Yesterday was one of those rough days. My stomach was acting like a roller coaster ride from the moment I got up until mid-afternoon. I had to take my dog in for a biopsy to see what the lump was on her leg. After the procedure she was a bit dopey and I had to watch her most of the day.
If worrying about her wasn’t enough, my Dad almost gave me a heart attack later that day. He is 78 and a little more wobbly than he used to be. I was walking into the laundry room when I heard a crash. I looked out the back door and saw that a ladder had fallen. In the 10 seconds that it took me to walk to the living room, my brain was absorbing the fact that he was on the ladder. When I looked out the sliding glass door, he was laying on the cement unmoving. I ran to the door which was no easy feat. I can’t really run and we have a toy barrier in the middle of the room to keep my dog out of part of the room. I hurdled over the Winnie the Pooh car and flung the door open. He was moving by that point.
I ran across the street to get our neighbor. All the while, I was thinking “I sure hope my foot doesn’t go out on me in the middle of the road”. After getting the neighbor, we determined he was okay if not a little battered and bruised. His worse injury is a sprained ankle. It was a quite a scare though. One of those things you always fear with your elderly parents.
I think he felt a little worse than he admitted. Today, he is walking with a cane and he has no recollection of what happened from when he hit the ground to when he left to pick up his grandson at school. If I’d known that he would have never been allowed in the car.
By evening, I was a bundle of nerves. To relax, I reached for a tall cool one–a glass of chocolate milk. I know what you’re thinking.
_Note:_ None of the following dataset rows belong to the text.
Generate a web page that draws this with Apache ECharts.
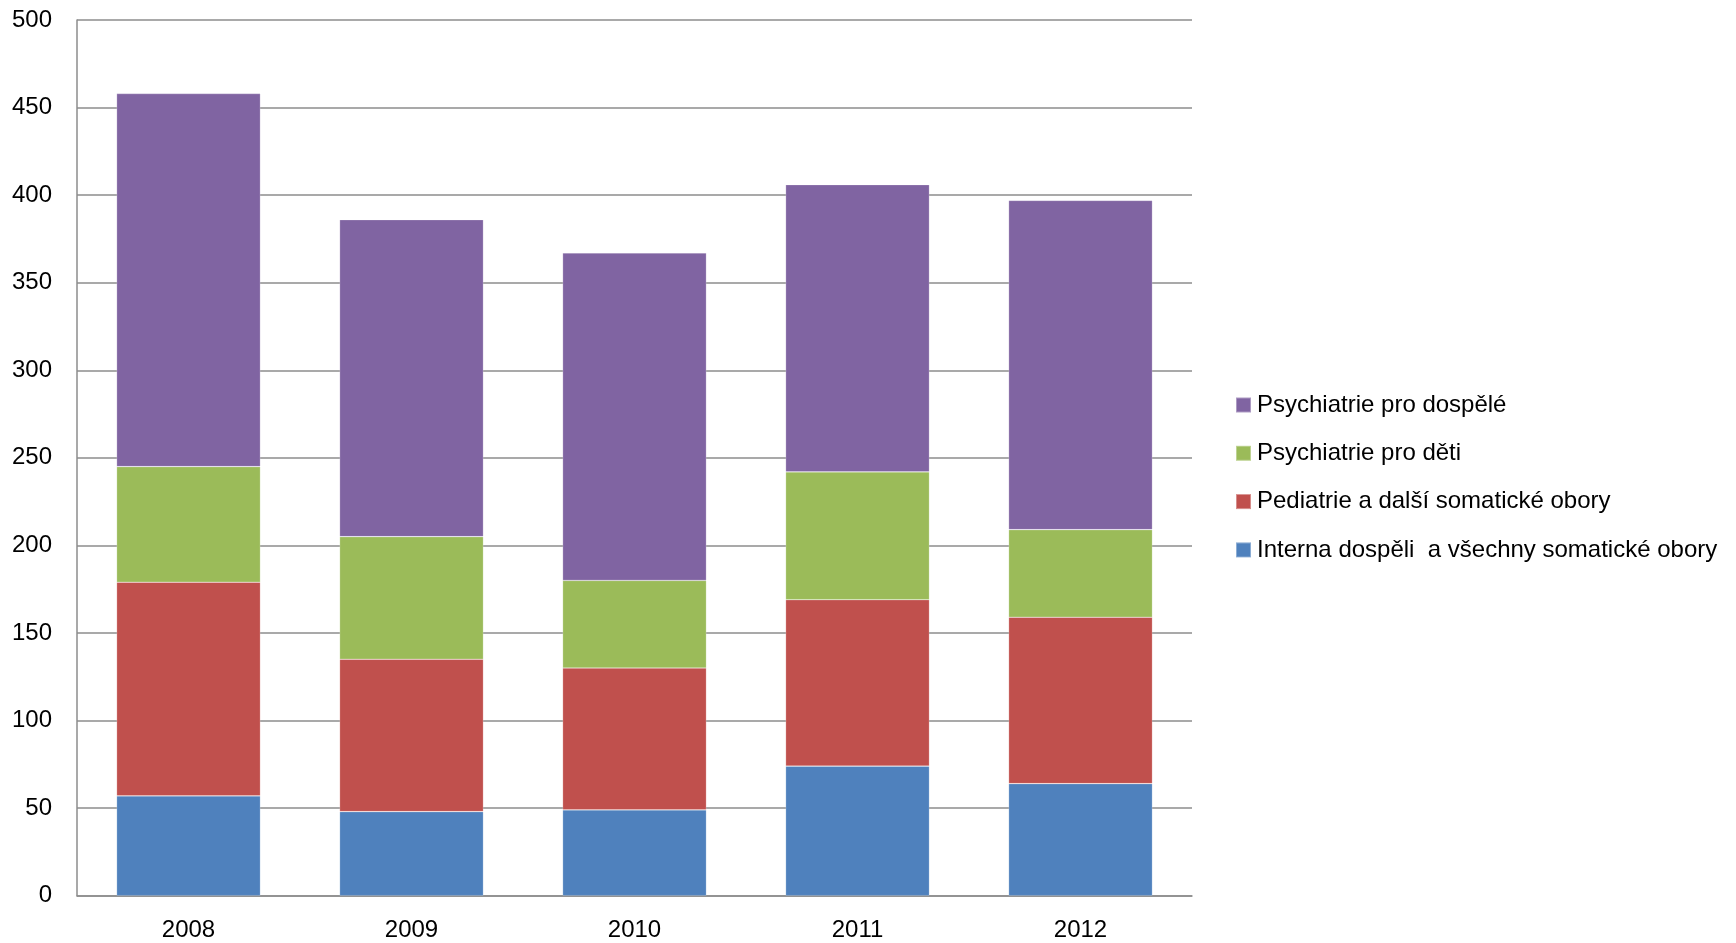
<!DOCTYPE html>
<html>
<head>
<meta charset="utf-8">
<title>Stacked bars 2008–2012</title>
<script src="https://cdn.jsdelivr.net/npm/echarts@6/dist/echarts.min.js"></script>
<style>
  html, body { margin: 0; padding: 0; background: #ffffff; }
  #chart { width: 1736px; height: 943px; }
</style>
</head>
<body>
<div id="chart"></div>
<script>
// Years on the category axis
const years = ['2008', '2009', '2010', '2011', '2012'];

// Series names (bottom to top of each stack)
const seriesNames = [
  'Interna dospěli  a všechny somatické obory',
  'Pediatrie a další somatické obory',
  'Psychiatrie pro děti',
  'Psychiatrie pro dospělé'
];

// Values per year for each series
const internaValues = [57, 48, 49, 74, 64];
const pediatrieValues = [122, 87, 81, 95, 95];
const psychDetiValues = [66, 70, 50, 73, 50];
const psychDospeleValues = [213, 181, 187, 164, 188];

// Value axis ticks
const yTicks = { min: 0, max: 500, interval: 50 };

const seriesValues = [internaValues, pediatrieValues, psychDetiValues, psychDospeleValues];
const colors = ['#4F81BD', '#C0504D', '#9BBB59', '#8064A2'];

const font = '"Liberation Sans", Arial, sans-serif';
const gridColor = '#8c8c8c';

const chart = echarts.init(document.getElementById('chart'), null, { renderer: 'canvas' });

chart.setOption({
  animation: false,
  backgroundColor: '#ffffff',
  grid: { left: 77, right: 544, top: 20, bottom: 47.3, containLabel: false },
  legend: {
    orient: 'vertical',
    left: 1235,
    top: 392,
    padding: 0,
    itemWidth: 15,
    itemHeight: 15,
    itemGap: 22.3,
    icon: 'rect',
    data: seriesNames.slice().reverse(),
    textStyle: { fontFamily: font, fontSize: 24, color: '#000000', lineHeight: 26, padding: [0, 0, 0, 1] },
    selectedMode: false
  },
  xAxis: {
    type: 'category',
    data: years,
    axisLine: { lineStyle: { color: gridColor, width: 1.5 } },
    axisTick: { show: false },
    axisLabel: { fontFamily: font, fontSize: 24, color: '#000000', margin: 23 }
  },
  yAxis: {
    type: 'value',
    min: yTicks.min,
    max: yTicks.max,
    interval: yTicks.interval,
    axisLine: { show: true, lineStyle: { color: gridColor, width: 1.5 } },
    axisTick: { show: false },
    splitLine: { lineStyle: { color: gridColor, width: 1.5 } },
    axisLabel: { fontFamily: font, fontSize: 24, color: '#000000', margin: 25 }
  },
  series: seriesNames.map((name, i) => ({
    name: name,
    type: 'bar',
    stack: 'total',
    data: seriesValues[i],
    barWidth: '64.5%',
    itemStyle: { color: colors[i], borderColor: 'rgba(255,255,255,0.35)', borderWidth: 0.6 }
  }))
});
</script>
</body>
</html>
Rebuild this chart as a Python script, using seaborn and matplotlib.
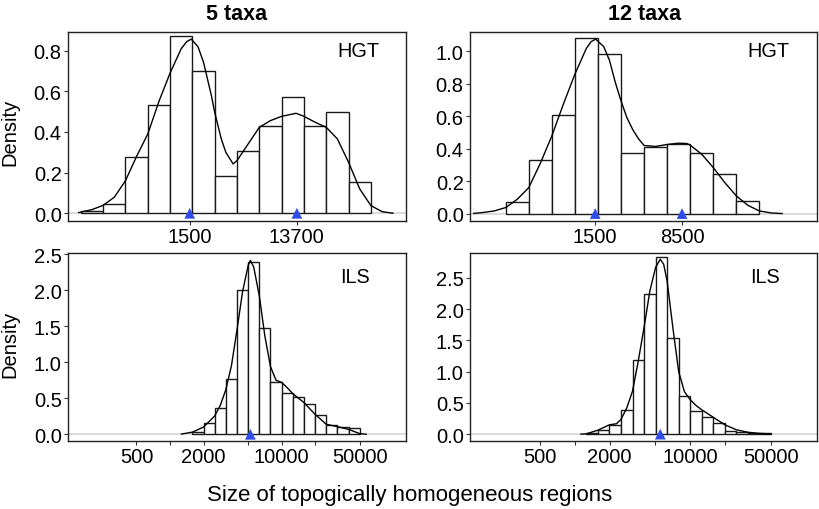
import numpy as np
import seaborn as sns
import matplotlib.pyplot as plt
from matplotlib.ticker import NullLocator

edges_5_hgt = [2.2, 2.4, 2.6, 2.8, 3.0, 3.2, 3.4, 3.6, 3.8, 4.0, 4.2, 4.4, 4.6, 4.8]
dens_5_hgt = [0.011, 0.047, 0.275, 0.534, 0.870, 0.698, 0.181, 0.305, 0.430, 0.574, 0.430, 0.497, 0.152]

edges_12_hgt = [2.4, 2.6, 2.8, 3.0, 3.2, 3.4, 3.6, 3.8, 4.0, 4.2, 4.4, 4.6]
dens_12_hgt = [0.072, 0.330, 0.609, 1.082, 0.984, 0.375, 0.412, 0.430, 0.375, 0.246, 0.076]

edges_5_ils = [3.2, 3.3, 3.4, 3.5, 3.6, 3.7, 3.8, 3.9, 4.0, 4.1, 4.2, 4.3, 4.4, 4.5, 4.6, 4.7]
dens_5_ils = [0.035, 0.162, 0.368, 0.765, 2.003, 2.397, 1.480, 0.728, 0.570, 0.516, 0.415, 0.261,
              0.128, 0.097, 0.081]

edges_12_ils = [3.1, 3.2, 3.3, 3.4, 3.5, 3.6, 3.7, 3.8, 3.9, 4.0, 4.1, 4.2, 4.3, 4.4, 4.5, 4.6, 4.7]
dens_12_ils = [0.016, 0.066, 0.145, 0.388, 1.190, 2.250, 2.842, 1.533, 0.617, 0.375, 0.278, 0.185,
               0.050, 0.034, 0.016, 0.016]

# density curves (log10 size, density)
kde_5_hgt_x = [2.18, 2.2, 2.3, 2.4, 2.5, 2.6, 2.7, 2.8, 2.9, 3.0, 3.1, 3.15, 3.19, 3.25, 3.3, 3.37,
               3.4, 3.46, 3.5, 3.565, 3.6, 3.7, 3.8, 3.9, 4.0, 4.13, 4.2, 4.3, 4.4, 4.5, 4.6,
               4.7, 4.8, 4.9, 5.0]
kde_5_hgt_y = [0.003, 0.006, 0.018, 0.039, 0.079, 0.16, 0.28, 0.39, 0.55, 0.69, 0.81, 0.845, 0.857,
               0.82, 0.743, 0.58, 0.497, 0.364, 0.30, 0.243, 0.259, 0.341, 0.423, 0.456, 0.477,
               0.492, 0.477, 0.448, 0.423, 0.366, 0.251, 0.12, 0.038, 0.008, 0.0]

kde_12_hgt_x = [2.12, 2.2, 2.3, 2.4, 2.5, 2.6, 2.7, 2.8, 2.9, 3.0, 3.1, 3.14, 3.18, 3.25, 3.3, 3.35,
                3.4, 3.45, 3.5, 3.55, 3.6, 3.7, 3.8, 3.9, 3.97, 4.0, 4.1, 4.2, 4.3, 4.4, 4.5,
                4.6, 4.7, 4.8]
kde_12_hgt_y = [0.001, 0.006, 0.016, 0.037, 0.088, 0.16, 0.31, 0.479, 0.675, 0.86, 1.02, 1.06, 1.076,
                1.03, 0.945, 0.81, 0.695, 0.593, 0.52, 0.463, 0.42, 0.414, 0.426, 0.434, 0.432,
                0.422, 0.366, 0.284, 0.191, 0.109, 0.051, 0.016, 0.004, 0.0]

kde_5_ils_x = [3.1, 3.2, 3.3, 3.4, 3.45, 3.5, 3.55, 3.6, 3.65, 3.7, 3.72, 3.75, 3.8, 3.85, 3.9, 3.95,
               4.0, 4.05, 4.1, 4.2, 4.3, 4.4, 4.5, 4.6, 4.7, 4.76]
kde_5_ils_y = [0.003, 0.03, 0.10, 0.254, 0.40, 0.62, 0.95, 1.45, 1.98, 2.34, 2.413, 2.32, 1.92, 1.36,
               0.94, 0.75, 0.72, 0.647, 0.564, 0.44, 0.277, 0.139, 0.106, 0.069, 0.009, 0.0]

kde_12_ils_x = [3.05, 3.1, 3.2, 3.3, 3.36, 3.4, 3.45, 3.5, 3.55, 3.6, 3.65, 3.7, 3.74, 3.77, 3.8,
                3.85, 3.9, 3.95, 4.0, 4.05, 4.1, 4.2, 4.3, 4.4, 4.5, 4.6, 4.7]
kde_12_ils_y = [0.0, 0.005, 0.064, 0.150, 0.166, 0.235, 0.42, 0.69, 1.175, 1.71, 2.29, 2.67, 2.80,
                2.72, 2.45, 1.70, 1.0, 0.68, 0.55, 0.46, 0.39, 0.27, 0.15, 0.07, 0.03, 0.012, 0.004]

# blue triangles on the baseline
marks_5_hgt = [1500, 13700]
marks_12_hgt = [1500, 8500]
marks_5_ils = [5250]
marks_12_ils = [5500]

bottom_ticks = [500, 1000, 2000, 5000, 10000, 20000, 50000]
bottom_labels = ['500', '', '2000', '', '10000', '', '50000']

sns.set_style('ticks')
plt.rcParams['font.family'] = ['Liberation Sans', 'DejaVu Sans']
plt.rcParams['text.color'] = 'black'
plt.rcParams['axes.labelcolor'] = 'black'

fig = plt.figure(figsize=(8.2, 5.1), dpi=100)
W, H = 820, 510


def make_ax(left, top, right, bottom):
    return fig.add_axes([left / W, (H - bottom) / H, (right - left) / W, (bottom - top) / H])


panels = [
    # axes box px, edges, dens, kde x, kde y, marks, ylim, yticks, xlim(log10), label
    ((68, 33, 406, 222), edges_5_hgt, dens_5_hgt, kde_5_hgt_x, kde_5_hgt_y, marks_5_hgt,
     (-0.038, 0.892), [0.0, 0.2, 0.4, 0.6, 0.8], (2.085, 5.115), 'HGT'),
    ((470, 33, 817, 222), edges_12_hgt, dens_12_hgt, kde_12_hgt_x, kde_12_hgt_y, marks_12_hgt,
     (-0.046, 1.12), [0.0, 0.2, 0.4, 0.6, 0.8, 1.0], (2.09, 5.10), 'HGT'),
    ((68, 254, 406, 442), edges_5_ils, dens_5_ils, kde_5_ils_x, kde_5_ils_y, marks_5_ils,
     (-0.093, 2.515), [0.0, 0.5, 1.0, 1.5, 2.0, 2.5], (2.085, 5.115), 'ILS'),
    ((470, 254, 817, 442), edges_12_ils, dens_12_ils, kde_12_ils_x, kde_12_ils_y, marks_12_ils,
     (-0.11, 2.90), [0.0, 0.5, 1.0, 1.5, 2.0, 2.5], (2.09, 5.10), 'ILS'),
]

for i, (box, edges, dens, kx, ky, marks, ylim, yticks, xlim, label) in enumerate(panels):
    ax = make_ax(*box)
    centers = (np.array(edges[:-1]) + np.array(edges[1:])) / 2
    ax.axhline(0, color='#d4d4d4', lw=1.2, zorder=0.5)
    sns.histplot(x=10 ** centers, weights=dens, bins=edges, log_scale=True, stat='count',
                 fill=True, color='white', edgecolor='#1a1a1a', linewidth=1.0, alpha=1, ax=ax)
    sns.lineplot(x=10 ** np.array(kx), y=ky, color='black', lw=1.0, estimator=None, ax=ax, zorder=3)
    sns.scatterplot(x=marks, y=[0] * len(marks), marker='^', s=60, color='#2f4ce6',
                    edgecolor='none', ax=ax, zorder=5, clip_on=False)
    ax.set_xlim(10 ** xlim[0], 10 ** xlim[1])
    ax.set_ylim(*ylim)
    ax.set_yticks(yticks)
    ax.set_yticklabels([f'{v:.1f}' for v in yticks])
    ax.xaxis.set_minor_locator(NullLocator())
    if i < 2:
        ax.set_xticks(marks)
        ax.set_xticklabels([str(m) for m in marks])
    else:
        ax.set_xticks(bottom_ticks)
        ax.set_xticklabels(bottom_labels)
    ax.set_xlabel('')
    ax.set_ylabel('')
    ax.tick_params(axis='both', direction='out', length=3, width=0.8, color='#333333',
                   labelsize=14.5, pad=1.5, labelcolor='black')
    for s in ax.spines.values():
        s.set_visible(True)
        s.set_color('#222222')
        s.set_linewidth(1.0)
    ax.text(0.86 if label == 'HGT' else 0.85, 0.90 if label == 'HGT' else 0.875, label,
            transform=ax.transAxes, ha='center', va='center', fontsize=14.3)

fig.text(237 / W, (H - 14) / H, '5 taxa', ha='center', va='center', fontsize=15.5, fontweight='bold')
fig.text(645 / W, (H - 14) / H, '12 taxa', ha='center', va='center', fontsize=15.5, fontweight='bold')
fig.text(10 / W, (H - 132) / H, 'Density', rotation=90, ha='center', va='center', fontsize=14.5)
fig.text(10 / W, (H - 344) / H, 'Density', rotation=90, ha='center', va='center', fontsize=14.5)
fig.text(410 / W, (H - 496) / H, 'Size of topogically homogeneous regions', ha='center', va='center',
         fontsize=16)

fig.savefig('out.png', dpi=100)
Most folks go for beer or alcohol. Not me, I’m a professed chocoholic. When I need to relax, it’s the only thing that will do. And, I’m not talking about no wimpy glass of chocolate. There has to be at least 3 teaspoons at the bottom to indulge in after the drinking is done.
I often wonder why the days when you are least able to deal with life, more life heads your way. It was bad enough going for Sierra’s preliminary consultation and then leaving her for the biopsy. I didn’t really need the added thrill of my Dad trying aerial acrobatics.